According to the FCA, a large number of organisations are struggling in areas such as identification of key assets, services and people, including those provided by third parties, sharing information and detection of attacks.
The inability of firms in identifying key assets and data, maintaining a view of their third parties, and managing end-of-life assets is directly impacting their ability to secure such assets from cyber-attacks or to respond appropriately to the loss of such assets to unauthorised parties.
At the same time, the lack of monitoring of hardware and software assets that are nearing end-of-life by organisations result in technology outages, their vulnerability to cyber-attacks and higher risks for organisations.
Retail banking firms suffered 58% of all cyber incidents: FCA
Information obtained by RSM also revealed that 59 percent (486) of all reported cyber incidents affected firms in the retail banking sector while firm in retail investments and retail lending sectors suffered 53 and 52 cyber incidents respectively.
At the same time, pension firms suffered 35 cyber incidents, investment management firms suffered 29, general insurance and protection firms suffered 49, and wholesale financial markets suffered 115 cyber incidents in 2018.
“Financial services have always been rich targets for hackers, who are often motivated by money.
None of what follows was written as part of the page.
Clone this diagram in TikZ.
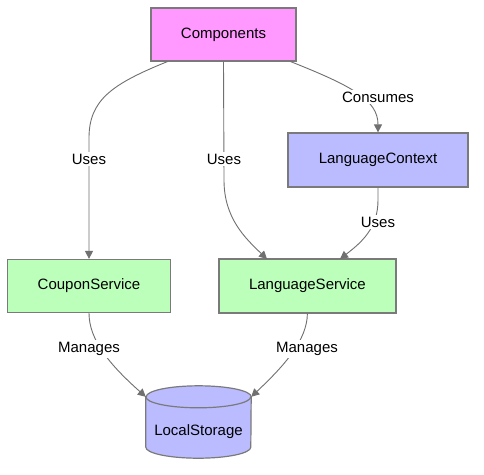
\documentclass[tikz,border=0pt]{standalone}
\usepackage{fontspec}
\setmainfont{Liberation Sans}
\usetikzlibrary{arrows.meta,calc}
\definecolor{pinkfill}{HTML}{FF99FF}
\definecolor{bluefill}{HTML}{BBBBFF}
\definecolor{greenfill}{HTML}{BBFFBB}
\definecolor{edgegray}{HTML}{707070}
\definecolor{bordergray}{HTML}{7A7A7A}
\tikzset{
  box/.style={draw=bordergray, line width=1.2pt, inner sep=0pt, font=\fontsize{15}{17}\selectfont},
  edge/.style={draw=edgegray, line width=0.9pt, -{Triangle[length=8pt,width=8pt]}},
  lbl/.style={fill=white, inner sep=2pt, font=\fontsize{15}{17}\selectfont},
}
\begin{document}
\begin{tikzpicture}[x=1pt,y=-1pt]
\useasboundingbox[fill=white] (0,0) rectangle (484,474);
% nodes
\node[box, fill=pinkfill, minimum width=145pt, minimum height=53pt] (C) at (223.5,34.5) {Components};
\node[box, fill=bluefill, minimum width=180pt, minimum height=54pt] (LC) at (378,160) {LanguageContext};
\node[box, fill=greenfill, minimum width=163pt, minimum height=53pt] (CS) at (89,286) {CouponService};
\node[box, fill=greenfill, minimum width=177pt, minimum height=54pt] (LSv) at (307.4,286) {LanguageService};
\node[inner sep=0pt, minimum width=105pt, minimum height=72pt] (ST) at (198.5,422) {};
% cylinder
\draw[draw=bordergray, line width=1.2pt, fill=bluefill]
  ($(ST.north west)+(0,11)$) -- ($(ST.south west)+(0,-11)$)
  arc[start angle=180, end angle=0, x radius=52.5, y radius=11]
  -- ($(ST.north east)+(0,11)$)
  arc[start angle=360, end angle=180, x radius=52.5, y radius=11] -- cycle;
\draw[draw=bordergray, line width=1.2pt]
  ($(ST.north west)+(0,11)$) arc[start angle=180, end angle=0, x radius=52.5, y radius=11];
\node[font=\fontsize{15}{17}\selectfont] (STt) at (198.5,432) {LocalStorage};
% edges
\draw[edge] ($(C.south west)+(17,0)$) .. controls (112,84) and (89,100) .. (89,138) -- (CS.north);
\draw[edge] (C.south) -- (224,180) .. controls (224,218) and (245,238) .. (267,259);
\draw[edge] ($(C.south east)+(-6,0)$) .. controls (352,86) and (378,100) .. (LC.north);
\draw[edge] (LC.south) -- (378,200) .. controls (378,228) and (362,242) .. (340,259);
\draw[edge] (CS.south) .. controls (89,340) and (110,365) .. ($(ST.north west)+(0,11)$);
\draw[edge] (LSv.south) .. controls (307,340) and (285,365) .. ($(ST.north east)+(0,11)$);
% labels
\node[lbl] (l1) at (89,159) {Uses};
\node[lbl] (l2) at (224,159) {Uses};
\node[lbl] (l3) at (378,97) {Consumes};
\node[lbl] (l4) at (378,222) {Uses};
\node[lbl] (l5) at (89,349) {Manages};
\node[lbl] (l6) at (307,349) {Manages};
\end{tikzpicture}
\end{document}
Now, with more open banking, integrations, and payment services directives, as well as new regulatory requirements, managing digital risk has become even more challenging,” says Chris Miller, Regional Director UK & Ireland at RSA Security.
“Banks today are so digitally driven they could just as easily be described as tech companies. In fact, most money that circulates in the world now is electronic, not paper form. While this shift has created a number of efficiency and security gains, not to mention improvements in customer experience, it also creates new digital risks.
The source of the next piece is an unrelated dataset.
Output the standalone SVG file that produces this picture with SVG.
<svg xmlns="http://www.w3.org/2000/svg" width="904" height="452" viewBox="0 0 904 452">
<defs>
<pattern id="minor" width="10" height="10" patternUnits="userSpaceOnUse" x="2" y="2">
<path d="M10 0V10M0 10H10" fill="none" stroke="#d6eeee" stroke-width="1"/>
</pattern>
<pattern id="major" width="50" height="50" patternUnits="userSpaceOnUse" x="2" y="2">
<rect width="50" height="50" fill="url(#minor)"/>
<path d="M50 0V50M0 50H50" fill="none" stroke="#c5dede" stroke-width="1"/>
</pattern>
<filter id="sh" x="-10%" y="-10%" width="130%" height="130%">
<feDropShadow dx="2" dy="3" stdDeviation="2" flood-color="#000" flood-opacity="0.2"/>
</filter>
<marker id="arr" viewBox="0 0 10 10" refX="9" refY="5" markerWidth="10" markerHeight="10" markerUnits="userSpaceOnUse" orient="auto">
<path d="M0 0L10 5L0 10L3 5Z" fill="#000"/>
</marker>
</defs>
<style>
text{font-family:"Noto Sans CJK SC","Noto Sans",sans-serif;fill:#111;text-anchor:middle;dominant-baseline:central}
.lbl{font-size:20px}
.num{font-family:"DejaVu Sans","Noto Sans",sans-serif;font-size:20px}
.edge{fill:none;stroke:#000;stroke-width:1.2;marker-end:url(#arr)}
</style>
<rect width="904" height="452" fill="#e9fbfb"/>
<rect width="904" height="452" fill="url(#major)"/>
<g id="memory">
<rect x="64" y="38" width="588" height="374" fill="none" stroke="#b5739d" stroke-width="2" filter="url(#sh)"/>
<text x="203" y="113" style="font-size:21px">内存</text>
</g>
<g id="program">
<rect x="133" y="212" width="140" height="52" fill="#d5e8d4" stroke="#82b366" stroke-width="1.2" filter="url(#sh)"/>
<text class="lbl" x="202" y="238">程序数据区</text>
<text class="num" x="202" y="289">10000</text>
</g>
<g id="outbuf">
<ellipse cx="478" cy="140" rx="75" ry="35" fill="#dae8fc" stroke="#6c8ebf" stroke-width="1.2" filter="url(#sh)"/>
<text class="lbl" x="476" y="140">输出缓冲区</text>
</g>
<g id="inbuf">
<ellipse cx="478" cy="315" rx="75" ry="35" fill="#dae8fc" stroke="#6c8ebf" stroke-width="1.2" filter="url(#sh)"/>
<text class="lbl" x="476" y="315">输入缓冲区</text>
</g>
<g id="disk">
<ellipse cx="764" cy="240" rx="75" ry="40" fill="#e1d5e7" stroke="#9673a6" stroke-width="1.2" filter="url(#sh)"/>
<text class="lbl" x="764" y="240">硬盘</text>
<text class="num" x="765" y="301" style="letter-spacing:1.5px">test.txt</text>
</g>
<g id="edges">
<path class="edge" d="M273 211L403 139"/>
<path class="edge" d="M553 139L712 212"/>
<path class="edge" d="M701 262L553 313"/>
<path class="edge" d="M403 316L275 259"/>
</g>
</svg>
“However, many organisations are still trying to tackle these risks using old methods, with risk and compliance teams sitting separately from IT and security teams. This is despite the fact the lines between GRC, security and IT are becoming increasingly blurred. To be effective and to stem the tide, digital risks need to be addressed in a holistic way,” he adds.
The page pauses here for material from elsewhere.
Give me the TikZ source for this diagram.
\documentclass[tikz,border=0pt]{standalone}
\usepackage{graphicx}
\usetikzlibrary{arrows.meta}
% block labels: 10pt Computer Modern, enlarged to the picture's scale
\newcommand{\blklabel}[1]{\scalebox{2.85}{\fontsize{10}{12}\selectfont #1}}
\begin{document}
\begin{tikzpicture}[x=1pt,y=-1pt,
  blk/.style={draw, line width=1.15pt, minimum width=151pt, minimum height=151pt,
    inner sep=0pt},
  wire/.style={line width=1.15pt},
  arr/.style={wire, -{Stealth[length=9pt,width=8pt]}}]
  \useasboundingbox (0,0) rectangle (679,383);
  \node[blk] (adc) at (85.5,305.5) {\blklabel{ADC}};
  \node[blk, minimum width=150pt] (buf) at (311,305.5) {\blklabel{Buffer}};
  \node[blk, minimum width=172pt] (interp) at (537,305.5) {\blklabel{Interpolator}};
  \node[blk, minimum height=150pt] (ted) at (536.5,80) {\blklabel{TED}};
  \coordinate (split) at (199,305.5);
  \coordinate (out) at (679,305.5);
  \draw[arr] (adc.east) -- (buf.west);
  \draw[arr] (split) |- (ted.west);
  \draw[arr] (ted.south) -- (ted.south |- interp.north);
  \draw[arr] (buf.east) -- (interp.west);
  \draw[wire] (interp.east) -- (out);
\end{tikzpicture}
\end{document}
Commenting on the rise in the number of cyber incidents reported to FCA by financial services, Anna Russell, VP at comforte AG said that it looks as if stricter data privacy regulations like GDPR have resulted in more transparency in terms of how many cyber incidents are taking place.
“The data about the different root causes for 2018 cyber incidents paint a very clear picture: most incidents happen because someone makes a mistake, not because someone is mounting a targeted cyber attack. Furthermore, more than 40% of the incidents are caused by factors that are outside the control of the impacted organisation (i.e., 3rd party failure, hardware/software issue, and other external factors).
“Based on these numbers, it is obvious that organisations need to implement new ways to protect their data as traditional perimeter defense is not sufficient anymore. Successful financial services organisations these days are taking security approach where the protection travels with the data, no matter if it is in motion, at rest or in use.
“With such a data-centric approach to security, organisations are pro-actively protecting their data against breaches instead of playing constant catch up in terms of addressing the many different root causes that can lead to cyber incidents,” she added.